J'ai vu une fleur sauvage
"J’ai vu une fleur sauvage ", cette phrase banale est devenue le titre d’un livre écrit par Hubert Reeves, comme pour en extraire et mettre en valeur la poésie. « Poésie » est d’ailleurs un grand mot que l’astronome se garde de prononcer dans cet ouvrage de botaniste amateur qui dresse l’inventaire de fleurs observées autour de son village de Malicorne en Bourgogne.
Observées, commentées, photographiées (par Patricia Aubertin) et mises dans un herbier qu’il partage avec tous via Internet. Ce sont là les fleurs les plus modestes et les plus familières de nos climats tempérés d’Europe occidentale, les plus négligées aussi, sous l’appellation collective de « mauvaises herbes » : pissenlits, cardamines, pâquerettes ou bardanes : « sauvages »…
On pourrait presque dire que n’importe qui pourrait en faire autant et que seuls le crédit scientifique obtenu dans un autre domaine, la notoriété et la figure convenue du sage tel qu’on l’imagine, entre Socrate et Lao-Tseu, lui valent de pouvoir publier cet ouvrage.

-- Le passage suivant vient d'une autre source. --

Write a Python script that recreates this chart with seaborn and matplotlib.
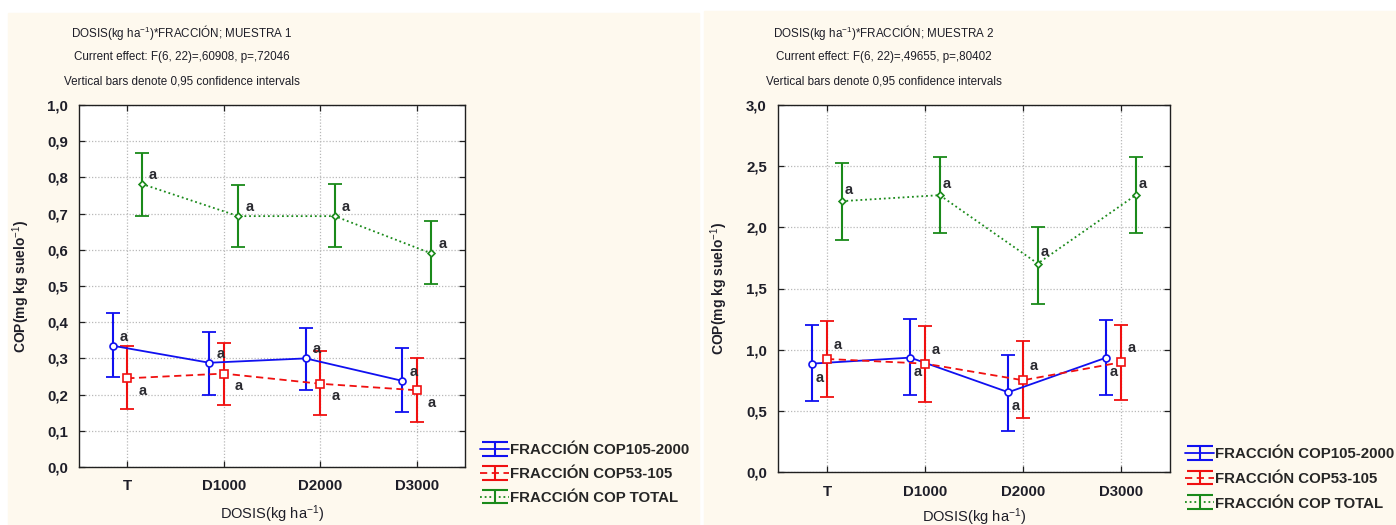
import numpy as np
import pandas as pd
import matplotlib
matplotlib.use("Agg")
import matplotlib.pyplot as plt
import seaborn as sns
from matplotlib.lines import Line2D
from matplotlib.patches import Rectangle
from matplotlib.container import ErrorbarContainer
from matplotlib.legend_handler import HandlerTuple, HandlerErrorbar

# ---------------- data ----------------
categories = ["T", "D1000", "D2000", "D3000"]
series = ["FRACCIÓN COP105-2000", "FRACCIÓN COP53-105", "FRACCIÓN COP TOTAL"]

# Muestra 1
m1_105_mean = [0.335, 0.288, 0.300, 0.238]
m1_105_lo = [0.250, 0.200, 0.213, 0.152]
m1_105_hi = [0.425, 0.372, 0.385, 0.328]
m1_53_mean = [0.245, 0.258, 0.230, 0.212]
m1_53_lo = [0.160, 0.172, 0.143, 0.123]
m1_53_hi = [0.335, 0.343, 0.320, 0.300]
m1_tot_mean = [0.782, 0.693, 0.693, 0.590]
m1_tot_lo = [0.693, 0.607, 0.607, 0.505]
m1_tot_hi = [0.868, 0.780, 0.783, 0.680]

# Muestra 2
m2_105_mean = [0.886, 0.935, 0.652, 0.935]
m2_105_lo = [0.578, 0.627, 0.333, 0.627]
m2_105_hi = [1.205, 1.254, 0.960, 1.243]
m2_53_mean = [0.924, 0.886, 0.750, 0.897]
m2_53_lo = [0.616, 0.575, 0.442, 0.589]
m2_53_hi = [1.233, 1.194, 1.069, 1.203]
m2_tot_mean = [2.214, 2.263, 1.704, 2.263]
m2_tot_lo = [1.895, 1.955, 1.377, 1.955]
m2_tot_hi = [2.522, 2.572, 2.004, 2.572]

letters = ["a", "a", "a", "a"]

titles1 = ["DOSIS(kg ha$^{-1}$)*FRACCIÓN; MUESTRA 1",
           "Current effect: F(6, 22)=,60908, p=,72046",
           "Vertical bars denote 0,95 confidence intervals"]
titles2 = ["DOSIS(kg ha$^{-1}$)*FRACCIÓN; MUESTRA 2",
           "Current effect: F(6, 22)=,49655, p=,80402",
           "Vertical bars denote 0,95 confidence intervals"]
y_ticks1 = [0.0, 0.1, 0.2, 0.3, 0.4, 0.5, 0.6, 0.7, 0.8, 0.9, 1.0]
y_ticks2 = [0.0, 0.5, 1.0, 1.5, 2.0, 2.5, 3.0]
xlabel = "DOSIS(kg ha$^{-1}$)"
ylabel = "COP(mg kg suelo$^{-1}$)"

# ---------------- style ----------------
sns.set_theme(style="white")
plt.rcParams["font.family"] = ["Liberation Sans", "DejaVu Sans"]
plt.rcParams["mathtext.fontset"] = "custom"
plt.rcParams["mathtext.rm"] = "Liberation Sans"
plt.rcParams["mathtext.it"] = "Liberation Sans:italic"
plt.rcParams["mathtext.bf"] = "Liberation Sans:bold"

CREAM = "#FEF9EE"
TXT = "#1E1E28"
colors = ["#1010F0", "#F01010", "#1A8A1A"]
linestyles = ["-", (0, (4, 2.5)), (0, (1, 1.6))]
markers = ["o", "s", "D"]
msizes = [5, 5.5, 3.5]
offsets = [-0.15, 0.0, 0.15]

W, H = 1396, 525
fig = plt.figure(figsize=(W / 100, H / 100), dpi=100, facecolor="white")
fig.patches.append(Rectangle((8 / W, 0), (699 - 8) / W, (H - 13) / H,
                             transform=fig.transFigure, color=CREAM, zorder=-10))
fig.patches.append(Rectangle((704 / W, 0), (W - 704) / W, (H - 11) / H,
                             transform=fig.transFigure, color=CREAM, zorder=-10))


def px_axes(x0, x1, ytop, ybot):
    return fig.add_axes([x0 / W, (H - ybot) / H, (x1 - x0) / W, (ybot - ytop) / H])


panels = [
    dict(ax=px_axes(79, 465, 105, 467), titles=titles1, tcx=182, ticks=y_ticks1, ylim=(0, 1.0),
         data=[(m1_105_mean, m1_105_lo, m1_105_hi), (m1_53_mean, m1_53_lo, m1_53_hi),
               (m1_tot_mean, m1_tot_lo, m1_tot_hi)],
         aoff=[(8, 6.5), (11, -9), (8, 6.5)], leg=(480, 443), lsp=0.66, xly=-0.10),
    dict(ax=px_axes(778, 1170, 105, 472), titles=titles2, tcx=884, ticks=y_ticks2, ylim=(0, 3.0),
         data=[(m2_105_mean, m2_105_lo, m2_105_hi), (m2_53_mean, m2_53_lo, m2_53_hi),
               (m2_tot_mean, m2_tot_lo, m2_tot_hi)],
         aoff=[(5, -10), (8, 10), (5, 8)], leg=(1185, 447), lsp=0.72, xly=-0.093),
]

for p in panels:
    ax = p["ax"]
    ax.set_facecolor("white")
    base = np.arange(len(categories))
    handles = []
    for i, (mean, lo, hi) in enumerate(p["data"]):
        x = base + offsets[i]
        df = pd.DataFrame({"x": x, "y": mean})
        sns.lineplot(data=df, x="x", y="y", ax=ax, color=colors[i], linestyle=linestyles[i],
                     linewidth=1.3, marker=markers[i], markersize=msizes[i],
                     markerfacecolor="white", markeredgecolor=colors[i], markeredgewidth=1.2,
                     zorder=3, legend=False)
        mean_a = np.array(mean)
        yerr = [mean_a - np.array(lo), np.array(hi) - mean_a]
        ax.errorbar(x, mean, yerr=yerr, fmt="none", ecolor=colors[i], elinewidth=1.5,
                    capsize=5, capthick=1.3, zorder=2)
        for xi, yi, t in zip(x, mean, letters):
            ax.annotate(t, (xi, yi), xytext=p["aoff"][i], textcoords="offset points",
                        ha="center", va="center", fontsize=10.5, fontweight="bold",
                        color="#2A2A30", zorder=4)
        # legend proxies: line + error-bar glyph with wide caps
        proxy = Line2D([], [], color=colors[i], linestyle=linestyles[i], linewidth=1.3)
        eb_proxy = ax.errorbar([np.nan], [np.nan], yerr=[[np.nan], [np.nan]], fmt="none",
                               ecolor=colors[i], elinewidth=1.5, capsize=9.5, capthick=1.5)
        handles.append((proxy, eb_proxy))

    ax.set_xlim(-0.5, len(categories) - 0.5)
    ax.set_ylim(*p["ylim"])
    ax.set_xticks(base)
    ax.set_xticklabels(categories)
    ax.set_yticks(p["ticks"])
    ax.set_yticklabels(["{:.1f}".format(v).replace(".", ",") for v in p["ticks"]])
    ax.grid(True, color="#B8B8B8", linestyle=(0, (1, 1.5)), linewidth=0.9)
    ax.set_axisbelow(True)
    for s in ax.spines.values():
        s.set_visible(True)
        s.set_color("#202020")
        s.set_linewidth(1.0)
    ax.tick_params(direction="in", length=4, width=0.9, top=True, right=True,
                   bottom=True, left=True, color="#202020")
    ax.tick_params(axis="x", pad=9, labelsize=10.8, labelcolor=TXT)
    ax.tick_params(axis="y", pad=8, labelsize=10.8, labelcolor=TXT)
    for lab in ax.get_xticklabels() + ax.get_yticklabels():
        lab.set_fontweight("bold")
    ax.set_xlabel(xlabel, fontsize=10.5, color=TXT)
    ax.set_ylabel(ylabel, fontsize=10, fontweight="bold", color=TXT)
    ax.xaxis.set_label_coords(0.5, p["xly"])
    ax.yaxis.set_label_coords(-0.122, 0.5)

    for t, yy in zip(p["titles"], [32, 57, 81]):
        fig.text(p["tcx"] / W, 1 - yy / H, t, ha="center", va="center", fontsize=8.4, color=TXT)

    lx, ly = p["leg"]
    fig.legend(handles, series, loc="upper left", bbox_to_anchor=(lx / W, 1 - ly / H),
               bbox_transform=fig.transFigure, frameon=False,
               handler_map={tuple: HandlerTuple(ndivide=1),
                            ErrorbarContainer: HandlerErrorbar(yerr_size=0.46)},
               handlelength=1.95, handletextpad=0.05, labelspacing=p["lsp"],
               borderaxespad=0, borderpad=0,
               prop={"weight": "bold", "size": 10.8})

fig.savefig("out.png", dpi=100, facecolor="white")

Mais justement, Hubert Reeves est astronome et ce n’est pas insignifiant. Son regard, à partir du simple « observatoire personnel » que sont nos yeux, a la force symbolique du ciel qui se penche sur la terre et sur le vivant. Avec enchantement. Pas de grands mots donc mais une grande précision sensorielle, visuelle bien sûr, mais aussi tactile et olfactive. Derrière la simplicité, un étonnement qui donne envie de science et d’abord, envie de nommer.

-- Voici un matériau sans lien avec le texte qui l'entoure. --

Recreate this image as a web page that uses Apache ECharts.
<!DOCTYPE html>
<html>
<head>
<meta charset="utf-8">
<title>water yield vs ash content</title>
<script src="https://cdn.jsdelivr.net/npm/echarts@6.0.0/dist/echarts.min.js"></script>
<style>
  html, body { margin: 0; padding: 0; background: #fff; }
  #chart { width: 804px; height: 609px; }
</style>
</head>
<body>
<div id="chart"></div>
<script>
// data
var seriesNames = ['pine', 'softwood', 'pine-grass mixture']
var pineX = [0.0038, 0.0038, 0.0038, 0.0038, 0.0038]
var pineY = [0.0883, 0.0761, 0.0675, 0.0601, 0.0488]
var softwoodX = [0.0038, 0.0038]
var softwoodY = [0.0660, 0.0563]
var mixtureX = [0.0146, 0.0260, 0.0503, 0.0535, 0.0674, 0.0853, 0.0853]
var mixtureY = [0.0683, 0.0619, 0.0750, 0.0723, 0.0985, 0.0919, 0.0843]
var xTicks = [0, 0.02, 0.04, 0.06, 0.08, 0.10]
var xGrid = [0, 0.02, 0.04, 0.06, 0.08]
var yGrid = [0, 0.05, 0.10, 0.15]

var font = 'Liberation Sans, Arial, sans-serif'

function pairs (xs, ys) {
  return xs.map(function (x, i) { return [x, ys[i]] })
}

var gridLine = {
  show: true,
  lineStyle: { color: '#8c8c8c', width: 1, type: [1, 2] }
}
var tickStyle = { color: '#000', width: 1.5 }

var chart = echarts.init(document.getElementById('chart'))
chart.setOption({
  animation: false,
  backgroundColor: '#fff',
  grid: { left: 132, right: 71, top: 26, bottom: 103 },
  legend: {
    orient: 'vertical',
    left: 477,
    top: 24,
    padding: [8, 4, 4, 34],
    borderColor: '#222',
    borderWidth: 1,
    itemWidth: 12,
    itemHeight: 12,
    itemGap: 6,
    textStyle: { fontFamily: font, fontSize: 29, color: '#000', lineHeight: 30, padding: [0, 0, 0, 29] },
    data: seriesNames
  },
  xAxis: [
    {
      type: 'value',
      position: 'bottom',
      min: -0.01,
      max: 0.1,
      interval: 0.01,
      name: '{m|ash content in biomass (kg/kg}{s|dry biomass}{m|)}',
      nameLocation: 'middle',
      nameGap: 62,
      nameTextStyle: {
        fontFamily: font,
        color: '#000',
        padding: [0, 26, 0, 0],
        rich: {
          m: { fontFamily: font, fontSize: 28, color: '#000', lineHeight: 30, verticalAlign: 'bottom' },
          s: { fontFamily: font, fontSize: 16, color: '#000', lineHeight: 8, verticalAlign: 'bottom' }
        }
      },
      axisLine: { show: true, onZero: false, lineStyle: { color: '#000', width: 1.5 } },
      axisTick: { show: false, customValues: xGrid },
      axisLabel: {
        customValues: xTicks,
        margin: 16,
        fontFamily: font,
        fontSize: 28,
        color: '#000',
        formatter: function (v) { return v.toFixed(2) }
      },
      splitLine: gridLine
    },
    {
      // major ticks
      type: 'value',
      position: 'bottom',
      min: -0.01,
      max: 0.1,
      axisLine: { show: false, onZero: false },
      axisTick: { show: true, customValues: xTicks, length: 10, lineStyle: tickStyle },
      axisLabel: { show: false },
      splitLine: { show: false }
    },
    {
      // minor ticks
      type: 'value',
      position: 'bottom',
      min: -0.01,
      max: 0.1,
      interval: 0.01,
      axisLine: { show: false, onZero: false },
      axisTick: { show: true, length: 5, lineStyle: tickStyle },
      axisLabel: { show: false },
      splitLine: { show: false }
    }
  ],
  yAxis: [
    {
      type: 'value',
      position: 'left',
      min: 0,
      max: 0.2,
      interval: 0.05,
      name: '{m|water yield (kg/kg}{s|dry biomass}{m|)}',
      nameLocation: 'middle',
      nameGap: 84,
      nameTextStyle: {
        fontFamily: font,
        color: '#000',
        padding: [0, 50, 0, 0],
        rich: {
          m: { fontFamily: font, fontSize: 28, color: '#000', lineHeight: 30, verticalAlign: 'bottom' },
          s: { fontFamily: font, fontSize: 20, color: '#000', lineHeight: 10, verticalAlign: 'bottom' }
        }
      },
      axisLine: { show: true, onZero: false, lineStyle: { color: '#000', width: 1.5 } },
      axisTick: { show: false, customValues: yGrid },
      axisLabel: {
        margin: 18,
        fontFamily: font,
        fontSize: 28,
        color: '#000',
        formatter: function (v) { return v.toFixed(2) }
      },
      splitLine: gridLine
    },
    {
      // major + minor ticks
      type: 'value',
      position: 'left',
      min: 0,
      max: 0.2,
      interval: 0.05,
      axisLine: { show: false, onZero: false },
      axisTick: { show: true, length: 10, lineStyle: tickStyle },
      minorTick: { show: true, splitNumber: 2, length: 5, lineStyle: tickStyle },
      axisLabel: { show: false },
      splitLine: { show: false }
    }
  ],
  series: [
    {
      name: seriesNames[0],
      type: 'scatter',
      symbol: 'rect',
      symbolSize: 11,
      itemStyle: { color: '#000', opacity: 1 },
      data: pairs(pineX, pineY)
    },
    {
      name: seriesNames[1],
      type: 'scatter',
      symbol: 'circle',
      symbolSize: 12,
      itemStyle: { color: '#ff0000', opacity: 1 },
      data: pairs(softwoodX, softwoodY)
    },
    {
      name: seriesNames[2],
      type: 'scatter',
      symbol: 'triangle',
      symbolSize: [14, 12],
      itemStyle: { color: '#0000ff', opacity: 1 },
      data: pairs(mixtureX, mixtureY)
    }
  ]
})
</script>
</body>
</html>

« J’ai vu une fleur sauvage, quand j’ai su son nom, je l’ai trouvée plus belle ».
Les fleurs sont classées alphabétiquement mais le livre s’ouvre au hasard. Truffé aussi d’anecdotes, d’associations et de légendes, avec ici et là, des observations scientifiques (l’explication astronomique des saisons, la présence de pollen au plus haut de la stratosphère …), l’expérience est avant tout personnelle ; avec auto-dérision, Hubert Reeves nous fait parfois part de ses erreurs, de sa naïveté ou, même, de son ignorance. Il semble nous dire qu’effectivement, n’importe qui peut en faire autant. Mais que l’important n’est pas là (après tout, « tout se trouve sur internet » ). Il nous invite surtout à le suivre et à développer notre propre observation afin d’agrandir l’univers : le nôtre. Loin de l’acception utilitariste du mot « biodiversité », Reeves suggère avant tout que connaître une fleur, et surtout la reconnaître au fil des saisons de notre vie, dans ses différents stades de développement, est d’abord une sorte de connivence avec le monde, une source de plaisir et d’humanité.

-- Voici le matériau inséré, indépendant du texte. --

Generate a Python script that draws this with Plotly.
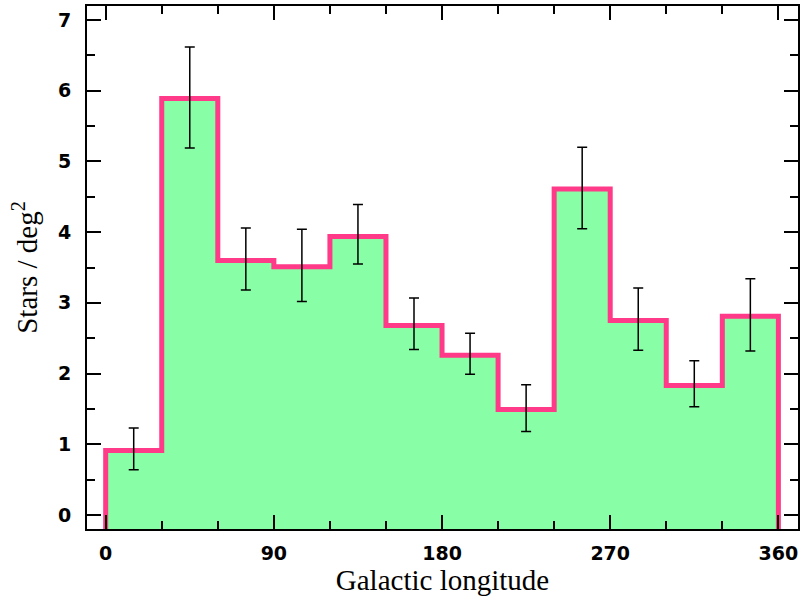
import plotly.graph_objects as go

bin_lo = [0, 30, 60, 90, 120, 150, 180, 210, 240, 270, 300, 330]
bin_width = 30
density = [0.91, 5.89, 3.60, 3.51, 3.94, 2.68, 2.26, 1.49, 4.61, 2.75, 1.83, 2.81]
err_hi = [1.23, 6.62, 4.06, 4.04, 4.39, 3.07, 2.57, 1.84, 5.20, 3.21, 2.18, 3.34]
err_lo = [0.64, 5.19, 3.18, 3.02, 3.55, 2.34, 1.99, 1.18, 4.05, 2.33, 1.53, 2.32]

x_range = [-10, 370.5]
y_range = [-0.2, 7.2]
floor = y_range[0] - 0.5

# step outline built from bins
xs = [bin_lo[0]]
ys = [floor]
for lo, v in zip(bin_lo, density):
    xs += [lo, lo + bin_width]
    ys += [v, v]
xs.append(bin_lo[-1] + bin_width)
ys.append(floor)

centers = [lo + bin_width / 2 for lo in bin_lo]
plus = [h - v for h, v in zip(err_hi, density)]
minus = [v - l for l, v in zip(err_lo, density)]

fig = go.Figure()
fig.add_trace(go.Scatter(
    x=xs, y=ys, mode="lines", fill="toself",
    fillcolor="#88ffa6",
    line=dict(color="#ff3a88", width=5),
    hoverinfo="skip",
))
fig.add_trace(go.Scatter(
    x=centers, y=density, mode="markers",
    marker=dict(size=0.1, color="black", opacity=0),
    error_y=dict(type="data", symmetric=False, array=plus, arrayminus=minus,
                 color="black", thickness=1.5, width=5),
))

tick_font = dict(family="DejaVu Sans", size=19, color="black", weight="bold")
title_font = dict(family="Liberation Serif", size=29, color="black")
fig.update_layout(
    width=804, height=601,
    margin=dict(l=87, r=4, t=6, b=72),
    paper_bgcolor="white", plot_bgcolor="white",
    showlegend=False,
    xaxis=dict(
        range=x_range, tickmode="linear", tick0=0, dtick=90,
        ticks="inside", ticklen=14, tickwidth=1.5, tickcolor="black",
        minor=dict(ticks="inside", ticklen=8, tickwidth=1.5, tickcolor="black", dtick=30, tick0=0, showgrid=False),
        showline=True, linecolor="black", linewidth=2, mirror="ticks",
        showgrid=False, zeroline=False,
        tickfont=tick_font, ticklabelstandoff=6,
        title=dict(text="Galactic longitude", font=title_font, standoff=4),
    ),
    yaxis=dict(
        range=y_range, tickmode="linear", tick0=0, dtick=1,
        ticks="inside", ticklen=14, tickwidth=1.5, tickcolor="black",
        minor=dict(ticks="inside", ticklen=8, tickwidth=1.5, tickcolor="black", dtick=0.5, tick0=0, showgrid=False),
        showline=True, linecolor="black", linewidth=2, mirror="ticks",
        showgrid=False, zeroline=False,
        tickfont=tick_font, ticklabelstandoff=10,
        title=dict(text="Stars / deg<sup>2</sup>", font=title_font, standoff=12),
    ),
)

fig.write_html("out.html")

Pas étonnant donc qu’il soit le président honoraire de l’association Humanité et Biodiversité à la base du projet « Oasis Nature ». Celle-ci encourage chacun à faire de son domaine (une terrasse ou un champ) un lieu d’accueil pour la biodiversité : créez une mare, plantez une haie champêtre et bien sûr … une prairie fleurie et vous pourrez rejoindre ce réseau qui s’étend au Québec, à la France et à la Belgique!
Notes:
1. Hubert Reeves, J’ai vu une fleur sauvage. L’herbier de Malicorne, éd. Seuil, 2017.